The colossal US defense budget was the first to be cut by President Barack Obama in his 2010 budget, but savings are marginal compared to the 664 billion dollars the US military will soak up next year.

About half the 17 billion dollars in cuts that the White House put in its proposed 3.4 trillion dollar 2010 budget are from defense programs, a senior US official said.

The biggest slice will come from a halt in purchases of the F-22 Raptor fighter jets, a 2.9 billion dollar expense in 2009 that will go away in 2010.

Conceived during the Cold War and built by Lockheed Martin and Boeing, the aircraft has been criticized as unsuited for today's conflicts.

Next in line were reductions in Pentagon sub-contracting services, which would be cut to 19.2 billion dollars in 2010, 900 million dollars less than 2009.
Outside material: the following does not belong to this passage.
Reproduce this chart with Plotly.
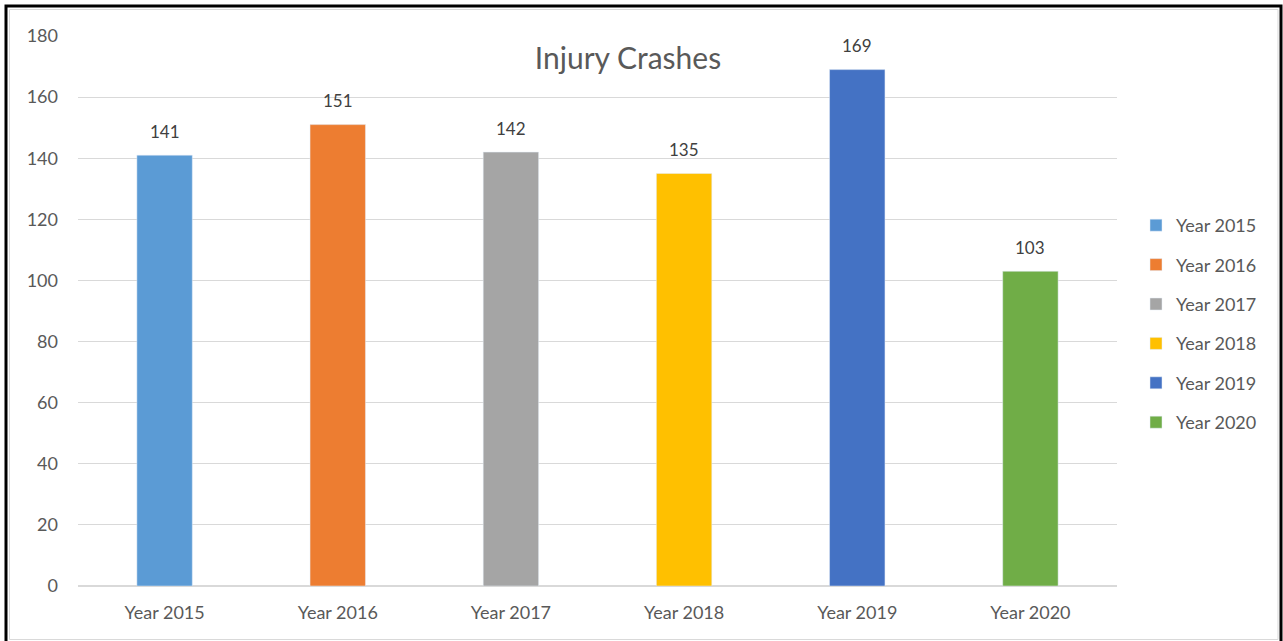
import plotly.graph_objects as go

years = ["Year 2015", "Year 2016", "Year 2017", "Year 2018", "Year 2019", "Year 2020"]
crashes = [141, 151, 142, 135, 169, 103]
colors = ["#5B9BD5", "#ED7D31", "#A5A5A5", "#FFC000", "#4472C4", "#70AD47"]

W, H = 1283, 641
L, R, T, B = 78, 166, 36, 55
pw, ph = W - L - R, H - T - B

def px_x(p):
    return (p - L) / pw

def px_y(p):
    return (H - B - p) / ph

fig = go.Figure()
for i, (yr, v, c) in enumerate(zip(years, crashes, colors)):
    fig.add_trace(go.Bar(x=[yr], y=[v], name=yr, marker_color=c, legendgroup=str(i)))
    # value label sits a bit higher than plotly's outside text would
    fig.add_annotation(x=yr, y=v, text=str(v), showarrow=False, yshift=24,
                       font=dict(size=17, color="#404040"))

fig.update_layout(
    width=W, height=H,
    margin=dict(l=L, r=R, t=T, b=B),
    paper_bgcolor="white", plot_bgcolor="white",
    barmode="relative", bargap=0.68,
    font=dict(family="Lato, Open Sans, sans-serif", color="#595959", size=18),
    title=dict(text="Injury Crashes", x=628 / W, xanchor="center",
               y=1 - 58 / H, yanchor="middle", yref="container",
               font=dict(size=30, color="#595959")),
    legend=dict(x=px_x(1136), xanchor="left", y=px_y(207), yanchor="top",
                font=dict(size=18, color="#595959"), tracegroupgap=13,
                itemwidth=30),
    shapes=[
        dict(type="rect", xref="paper", yref="paper",
             x0=px_x(6), x1=px_x(1281), y0=px_y(645), y1=px_y(6),
             line=dict(color="black", width=3)),
        dict(type="rect", xref="paper", yref="paper",
             x0=px_x(9.5), x1=px_x(1278), y0=px_y(639.5), y1=px_y(9.5),
             line=dict(color="#d9d9d9", width=1)),
    ],
)
fig.update_xaxes(showgrid=False, showline=False, ticks="", ticklabelstandoff=14,
                 tickfont=dict(size=18, color="#595959"))
fig.update_yaxes(range=[0, 180], dtick=20, showgrid=True, gridcolor="#d9d9d9",
                 gridwidth=1, zeroline=True, zerolinecolor="#d9d9d9",
                 showline=False, ticks="", ticklabelstandoff=19,
                 tickfont=dict(size=18, color="#595959"))

fig.write_html("out.html", config={"displayModeBar": False},
               post_script="document.body.style.margin='0';")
The cancellation of an air force satellite offered another 768 million dollars in savings.

A program for new presidential helicopters, which is six years behind schedule and has sunk costs of 13 billion dollars, will be reduced by 750 million dollars.

The cuts are in line with proposals made by Defense Secretary Robert Gates, who wants to make sweeping changes to the Pentagon's procurement system.

He has pressed the military to give greater priority to weapons needed to fight insurgencies in Iraq and Afghanistan, at the expense of large scale weapons programs designed for conventional warfare between states.

He also has pushed the military services to rein in cost overruns and schedule delays.

But on the astronomical scale of the Pentagon budget, which is by far the biggest of any US department and represents 40 percent of world military spending, the billions of dollars in proposed cuts amount to small change.

The Obama administration seeks a 663.7 billion dollar defense budget, including 130 billion dollars for the wars in Iraq and Afghanistan, where about 180,000 US troops are currently deployed.

On Thursday Pentagon budget documents showed the cost of fighting the war in Afghanistan costing 65 billion dollars next year, overtaking spending in Iraq for the first time.

Operation in Iraq for 2010 are expected to cost 61 billion dollars.

The budget package represents an increase of about two percent over the previous year, a fairly modest gain compared to the four to five percent annual increases in defense spending during the administration of president George W. Bush.

Since 2001, the US defense budget has more than doubled.

"I think that bears out the statement Secretary Gates has made that the spigot of defense spending, which opened wide after 9/11, is starting to close," said Robert Hale, the Pentagon's comptroller.

But the Pentagon recognizes that it is more a question in the short term of rebalancing spending in favor of insurgency warfare than of making drastic changes in its way of life.

"These recommendations are less about budget numbers than they are about how the US military thinks about and prepares for the future," Gates said recently.

"Fundamentally, the proposals are about how we think about the nature of warfare. About how we take care of our people," he said.

But the Defense Department is still counting on the reform of its procurement system and the gradual withdrawal of troops from Iraq to reduce, over time, the pace of its spending.